Fil d'Ariane
Images de deux candidats à la présidentielle Donald Trump et Kamala Harris lors de leur unique débat.
Les questions migratoires sont au coeur de la campagne présidentielle américaine. Comment le débat sur cette problématique a-t-il évolué ? Quel est l'impact des discours des candidats sur les immigrés et leurs proches aux États-Unis ? Analyses de deux chercheurs spécialistes du sujet pour TV5Monde.
Vendredi 11 octobre, dans une petite ville du Colorado, l’ancien président des États-Unis Donald Trump a promis à ses partisans de libérer une « Amérique occupée » par les migrants en cas de victoire du 5 novembre.
Il s’oppose ainsi à l’actuelle vice-présidente et candidat démocrate, Kamala Harris, qu’il accuse d’avoir « importé une armée d'étrangers illégaux membres de gangs et de migrants criminels des donjons du tiers-monde ».

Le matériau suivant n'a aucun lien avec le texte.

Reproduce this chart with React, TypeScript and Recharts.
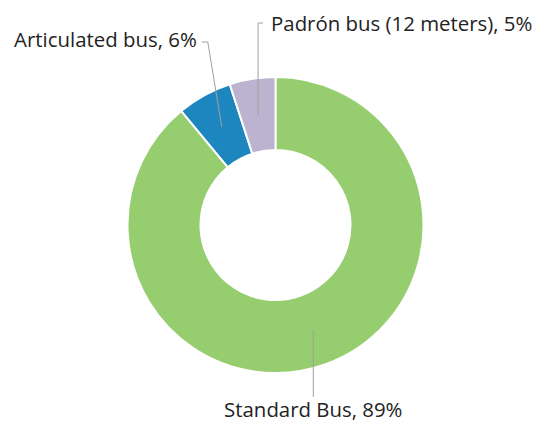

(Re)voir : États-Unis : Springfield paralysée après les rumeurs racistes lancées par Trump
Le thème de la lutte contre l’immigration est omniprésent dans cette campagne, surtout dans la bouche de Donald Trump.
« Nous assistons à certains des discours racistes les plus virulents que nous ayons entendus ces dernières années, déplore Heba Gowayed, sociologue à l’université Cuny à New York. Ils impliquent les migrants, mais aussi toutes les personnes racisées ou leurs proches, et sont extrêmement polarisants. C’est en partie le but : on promeut ainsi une vision suprémaciste blanche imaginaire des États-Unis. » Le pays, où la liberté d’expression est protégée par le premier amendement de la Constitution, ne sanctionne pas les discours de haine.
Selon une analyse des 20 derniers discours de Donald Trump par le journal Politico, le candidat républicain diaboliserait les minorités, et selon le média la violence des propos irait crescendo. Le 10 septembre, lors d’un débat télévisé avec Kamala Harris, l'ex-président américain a repris une accusation du camp républicain et de l'extrême droite américaine sur les migrants.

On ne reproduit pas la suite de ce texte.